For cheap dev evals:

  • doraval config set eval.model glm-5-turbo
  • Set ZAI_API_KEY (or ZHIPU_API_KEY) in your environment

We default glm* models to the general Z.AI endpoint (https://api.z.ai/api/paas/v4).

You don’t need to tell doraval which plan you’re on.

To use a different endpoint (e.g. Coding Plan, self-hosted, LiteLLM proxy, etc.), set one of these:

Terminal window
OPENAI_BASE_URL=https://api.z.ai/api/coding/paas/v4
# or
ZAI_BASE_URL=https://api.z.ai/api/coding/paas/v4

You can also set it permanently:

Terminal window
doraval config set eval.base_url https://api.z.ai/api/coding/paas/v4

glm-5-turbo is recommended for the judge (fast + cheap). See https://docs.z.ai for current model names. Works with any OpenAI-compatible provider. Falls back to your agent CLI if no API key is available.

FlagShortDescription
--session <path>Path to one or more .jsonl session files (comma or space separated)
--skill <name>Filter evaluation to a specific skill
--format <type>-ftable (default) or json
--verbose-vShow the “sending summary” notice and full details
--ciExit with code 1 if any verdict is FAIL

These are equivalent:

Terminal window
dora eval --skill improve
dora judge improve
dora skill judge ./skills/improve/

judge is a thin wrapper that sets --skill and delegates to eval.

Before calling the judge, doraval prints:

· Sending session summary (tool calls + 5 user messages) to <model>.

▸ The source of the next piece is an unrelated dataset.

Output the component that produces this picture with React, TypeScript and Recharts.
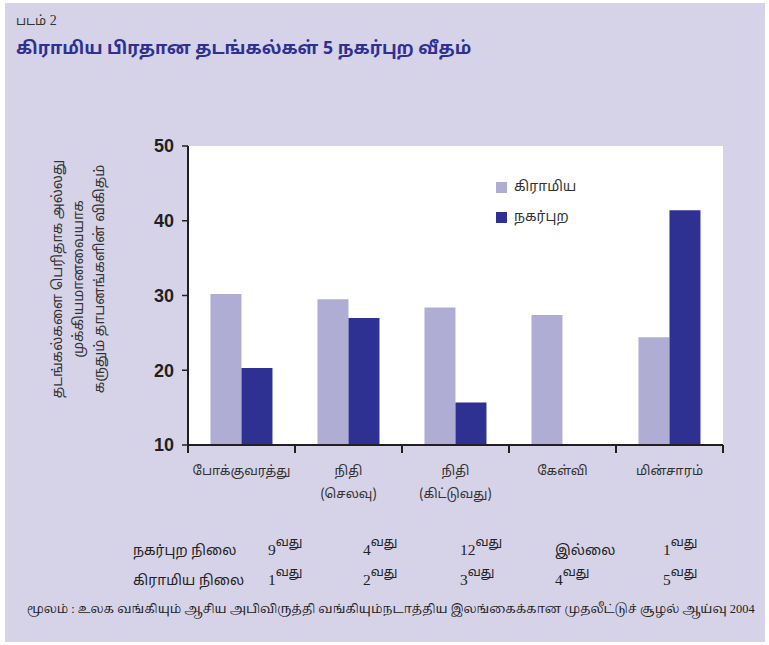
import React from 'react'
import { BarChart, Bar, XAxis, YAxis, CartesianGrid, Legend } from 'recharts'

const categories = ['போக்குவரத்து', 'நிதி (செலவு)', 'நிதி (கிட்டுவது)', 'கேள்வி', 'மின்சாரம்']
const rural = [30.2, 29.5, 28.4, 27.4, 24.4]
const urban: (number | null)[] = [20.3, 27.0, 15.7, null, 41.4]
const yTicks = [10, 20, 30, 40, 50]
const urbanRank = ['9', '4', '12', '', '1']
const ruralRank = ['1', '2', '3', '4', '5']
const yLabelLines = ['தடங்கல்களை பெரிதாக அல்லது', 'முக்கியமானவையாக', 'கருதும் தாபனங்களின் விகிதம்']

const data = categories.map((c, i) => ({ name: c, rural: rural[i], urban: urban[i] }))

const TAMIL = "'Noto Sans Tamil', 'Lohit Tamil', 'Noto Serif Tamil', 'Liberation Sans', sans-serif"
const SERIF = "'Liberation Serif', 'Noto Serif Tamil', 'Noto Sans Tamil', serif"
const BG = '#d6d3e9'
const LIGHT = '#b0add5'
const DARK = '#2e3192'
const INK = '#231f20'
const HALF_BAND = 53.5

const XTick = (props: any) => {
  const { x, y, payload, index } = props
  const lines = String(payload.value).split(' ')
  return (
    <g>
      <line x1={x - HALF_BAND} x2={x - HALF_BAND} y1={y - 8} y2={y} stroke={INK} strokeWidth={2} />
      {index === categories.length - 1 && (
        <line x1={x + HALF_BAND} x2={x + HALF_BAND} y1={y - 8} y2={y} stroke={INK} strokeWidth={2} />
      )}
      {lines.map((l, i) => (
        <text key={i} x={x} y={y + 22 + i * 23} textAnchor="middle" fontSize={13} fill="#333" fontFamily={TAMIL}>
          {l}
        </text>
      ))}
    </g>
  )
}

const YLabel = () => (
  <g>
    {yLabelLines.map((l, i) => {
      const cx = 58 + i * 21
      return (
        <text key={i} x={cx} y={279} transform={`rotate(-90 ${cx} 279)`} textAnchor="middle"
          dominantBaseline="central" fontSize={14} fill="#333" fontFamily={TAMIL}>
          {l}
        </text>
      )
    })}
  </g>
)

const LegendBox = ({ payload }: any) => (
  <div style={{ fontFamily: TAMIL, fontSize: 14, color: '#333' }}>
    {(payload || []).map((p: any, i: number) => (
      <div key={i} style={{ display: 'flex', alignItems: 'center', height: 30 }}>
        <span style={{ width: 11, height: 11, background: p.color, marginRight: 7 }} />
        {p.value}
      </div>
    ))}
  </div>
)

export default function App() {
  const cols = [268, 363, 460, 555, 663]
  const rows = [
    { label: 'நகர்புற நிலை', vals: urbanRank, base: 555 },
    { label: 'கிராமிய நிலை', vals: ruralRank, base: 585 },
  ]
  return (
    <div style={{ position: 'absolute', left: 0, top: 0, width: 769, height: 645, background: '#fff' }}>
      <div style={{ position: 'absolute', left: 5, top: 3, width: 760, height: 639, background: BG }} />
      <div style={{ position: 'absolute', left: 16, top: 13, fontFamily: TAMIL, fontSize: 13, color: '#333' }}>
        படம் <span style={{ fontFamily: SERIF, fontSize: 14 }}>2</span>
      </div>
      <div style={{ position: 'absolute', left: 16, top: 39, fontFamily: TAMIL, fontSize: 17.7, fontWeight: 700, color: DARK, whiteSpace: 'nowrap' }}>
        கிராமிய பிரதான தடங்கல்கள் 5 நகர்புற வீதம்
      </div>
      <div style={{ position: 'absolute', left: 0, top: 0 }}>
        <BarChart width={769} height={645} data={data} margin={{ top: 146, right: 46, bottom: 140, left: 0 }}
          barCategoryGap="21%" barGap={0}>
          <CartesianGrid horizontal={false} vertical={false} fill="#fff" stroke="none" />
          <XAxis dataKey="name" height={60} axisLine={{ stroke: INK, strokeWidth: 2 }} tickLine={false}
            tick={<XTick />} interval={0} />
          <YAxis width={188} domain={[10, 50]} ticks={yTicks} allowDataOverflow
            axisLine={{ stroke: INK, strokeWidth: 2 }} tickLine={{ stroke: INK, strokeWidth: 1.5 }} tickSize={6} tickMargin={8}
            tick={{ fill: INK, fontSize: 18, fontWeight: 700, fontFamily: "'Liberation Sans Narrow', 'Liberation Sans', sans-serif" }}
            label={{ content: () => <YLabel /> }} />
          <Legend layout="horizontal" verticalAlign="middle" align="center" content={<LegendBox />}
            wrapperStyle={{ position: 'absolute', left: 496, top: 172, width: 120 }} />
          <Bar dataKey="rural" name="கிராமிய" fill={LIGHT} isAnimationActive={false} />
          <Bar dataKey="urban" name="நகர்புற" fill={DARK} isAnimationActive={false} />
        </BarChart>
      </div>
      <svg width={769} height={645} style={{ position: 'absolute', left: 0, top: 0 }}>
        {rows.map((row, r) => (
          <g key={r} fill="#222">
            <text x={133} y={row.base} fontFamily={TAMIL} fontSize={14}>{row.label}</text>
            {row.vals.map((v, i) =>
              v ? (
                <text key={i} x={cols[i]} y={row.base} fontFamily={SERIF} fontSize={15.5}>
                  {v}
                  <tspan dx={0} dy={-9} fontFamily={TAMIL} fontSize={12.5}>வது</tspan>
                </text>
              ) : (
                <text key={i} x={cols[i]} y={row.base} fontFamily={TAMIL} fontSize={14}>இல்லை</text>
              )
            )}
          </g>
        ))}
      </svg>
      <div style={{ position: 'absolute', left: 27, top: 600, fontFamily: SERIF, fontSize: 12.4, color: '#222', whiteSpace: 'nowrap' }}>
        மூலம் : உலக வங்கியும் ஆசிய அபிவிருத்தி வங்கியும்நடாத்திய இலங்கைக்கான முதலீட்டுச் சூழல் ஆய்வு 2004
      </div>
    </div>
  )
}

Only tool names and truncated inputs (first ~100 chars) plus the first few user messages are sent. Full file contents and command output are not sent.

  • 0: success (or informational run)
  • 1: with --ci, at least one skill received FAIL
  • 2: fatal (no agent configured, no session found, etc.)
  • After a real agent session that used one of your skills.
  • To measure whether a skill is actually effective in practice (as opposed to just being structurally valid).
  • As part of a feedback loop when authoring or refining high-leverage skills.
  • In CI for important skills when you want --ci + a recent golden session.

validate + drift are fast and deterministic. eval is slower and non-deterministic but gives the highest-signal feedback about real-world adherence.